What the task requires> For each line that holds "chart", copy the line out.
---
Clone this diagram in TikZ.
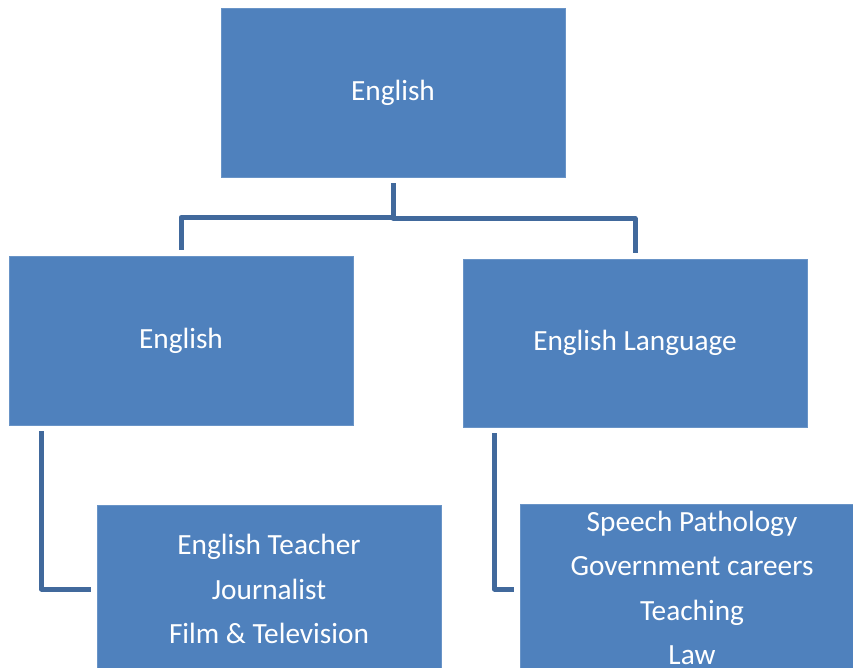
\documentclass[tikz,border=0pt]{standalone}
\usepackage{fontspec}
\setmainfont{Carlito}
\definecolor{boxblue}{HTML}{4F81BD}
\definecolor{linkblue}{HTML}{41699C}
\begin{document}
\begin{tikzpicture}[x=1pt,y=-1pt,
  box/.style={rectangle, fill=boxblue, draw=boxblue!85!white, line width=0.8pt,
    text=white, font=\fontsize{29.3}{44.5}\selectfont, align=center, inner sep=0pt},
  link/.style={draw=linkblue, line width=5pt, line join=round}]
\useasboundingbox (0,0) rectangle (853,667);
\clip (0,0) rectangle (853,667);
\node[box, minimum width=344pt, minimum height=169pt] (root) at (393,92.5) {English};
\node[box, minimum width=344pt, minimum height=169pt] (eng) at (181,340.5) {English};
\node[box, minimum width=344pt, minimum height=168pt] (lang) at (635,343) {English Language};
\node[box, minimum width=344pt, minimum height=168pt] (engjobs) at (269,589) {English Teacher\\Journalist\\Film \& Television};
\node[box, minimum width=344pt, minimum height=168pt] (langjobs) at (692,588) {Speech Pathology\\Government careers\\Teaching\\Law};
\draw[link] ([yshift=-6pt]root.south) -- ++(0,35) -| ([yshift=6pt]lang.north);
\draw[link] ([yshift=-6pt]root.south) -- ++(0,34) -| ([yshift=6pt]eng.north);
\draw[link] ([xshift=33pt,yshift=-6pt]eng.south west) |- ([xshift=-6pt]engjobs.west);
\draw[link] ([xshift=32pt,yshift=-6pt]lang.south west) |- ([xshift=-6pt,yshift=-1pt]langjobs.west);
\end{tikzpicture}
\end{document}
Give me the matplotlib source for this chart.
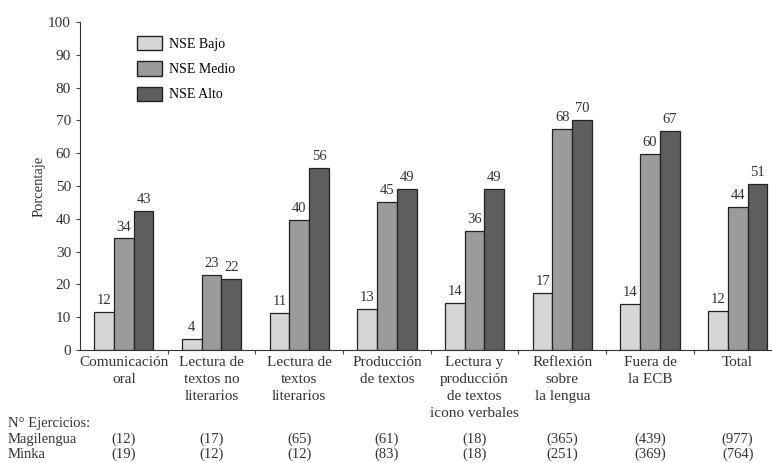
import numpy as np
import matplotlib.pyplot as plt
from matplotlib.patches import Patch

plt.rcParams['font.family'] = ['Liberation Serif', 'DejaVu Serif']

# datos
categorias = ['Comunicación\noral', 'Lectura de\ntextos no\nliterarios', 'Lectura de\ntextos\nliterarios',
              'Producción\nde textos', 'Lectura y\nproducción\nde textos\nicono verbales',
              'Reflexión\nsobre\nla lengua', 'Fuera de\nla ECB', 'Total']
bajo = [12, 4, 11, 13, 14, 17, 14, 12]
medio = [34, 23, 40, 45, 36, 68, 60, 44]
alto = [43, 22, 56, 49, 49, 70, 67, 51]
bajo_h = [11.5, 3.5, 11.2, 12.6, 14.3, 17.5, 14, 12]
medio_h = [34, 23, 39.7, 45.2, 36.2, 67.5, 59.8, 43.5]
alto_h = [42.3, 21.7, 55.5, 49, 49, 70, 66.8, 50.5]
magilengua = ['(12)', '(17)', '(65)', '(61)', '(18)', '(365)', '(439)', '(977)']
minka = ['(19)', '(12)', '(12)', '(83)', '(18)', '(251)', '(369)', '(764)']
series = ['NSE Bajo', 'NSE Medio', 'NSE Alto']
colores = ['#d6d6d6', '#9b9b9b', '#5e5e5e']

fig = plt.figure(figsize=(7.72, 4.63), dpi=100)
ax = fig.add_axes([80/772, 113/463, 691/772, 328/463])

x = np.arange(len(categorias))
w = 0.225
for i, (h, v) in enumerate(zip([bajo_h, medio_h, alto_h], [bajo, medio, alto])):
    pos = x + (i - 1) * w
    ax.bar(pos, h, width=w, color=colores[i], edgecolor='#222222', linewidth=0.9)
    for p, hh, vv in zip(pos, h, v):
        ax.text(p, hh + 1.5, str(vv), ha='center', va='bottom', fontsize=10.5, color='#333333')

ax.set_xlim(-0.5, 7.38)
ax.set_ylim(0, 100)
ax.set_yticks(range(0, 101, 10))
ax.tick_params(axis='y', labelsize=11, length=3, color='#444444', labelcolor='#333333')
ax.set_xticks(np.arange(0.5, 7.5, 1))
ax.set_xticklabels([])
ax.tick_params(axis='x', length=3, color='#444444')
for s in ['top', 'right']:
    ax.spines[s].set_visible(False)
for s in ['left', 'bottom']:
    ax.spines[s].set_color('#333333')
ax.set_ylabel('Porcentaje', fontsize=10.5, color='#333333', labelpad=2)

for xi, lab in zip(x, categorias):
    ax.text(xi, -1.8, lab, ha='center', va='top', fontsize=11, color='#333333', linespacing=1.4)

fig.text(8/772, 1 - 424/463, 'N° Ejercicios:', ha='left', va='center', fontsize=10.5, color='#333333')
fig.text(8/772, 1 - 439/463, 'Magilengua', ha='left', va='center', fontsize=10.5, color='#333333')
fig.text(8/772, 1 - 454/463, 'Minka', ha='left', va='center', fontsize=10.5, color='#333333')
for xi, a, b in zip(x, magilengua, minka):
    xf = fig.transFigure.inverted().transform(ax.transData.transform((xi, 0)))[0]
    fig.text(xf, 1 - 439/463, a, ha='center', va='center', fontsize=10.5, color='#333333')
    fig.text(xf, 1 - 454/463, b, ha='center', va='center', fontsize=10.5, color='#333333')

handles = [Patch(facecolor=c, edgecolor='#222222', label=s) for c, s in zip(colores, series)]
ax.legend(handles=handles, loc='upper left', bbox_to_anchor=(0.065, 0.995), frameon=False,
          fontsize=10, handlelength=1.8, handleheight=1.2, labelspacing=0.75, handletextpad=0.5)

fig.savefig('out.png', dpi=100)
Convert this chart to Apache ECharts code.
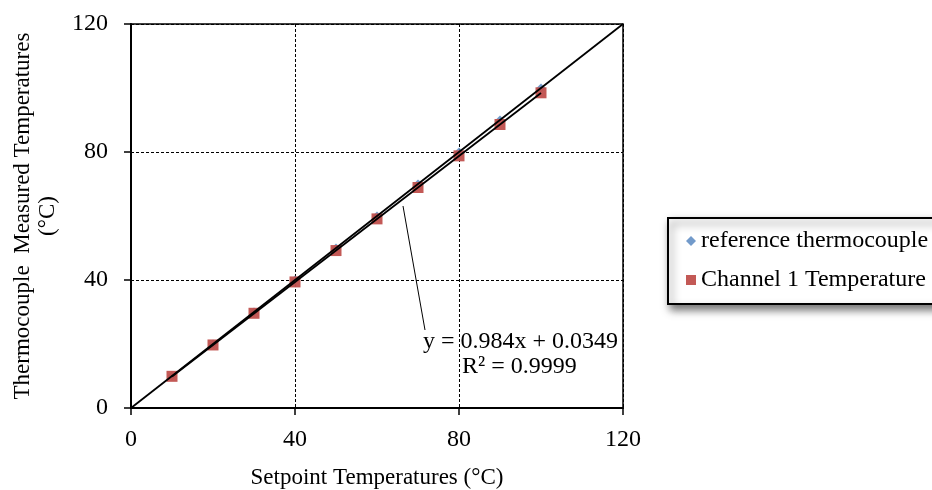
---
Worked solution>
Give me the matplotlib source for this chart.
Convert this chart to Apache ECharts code.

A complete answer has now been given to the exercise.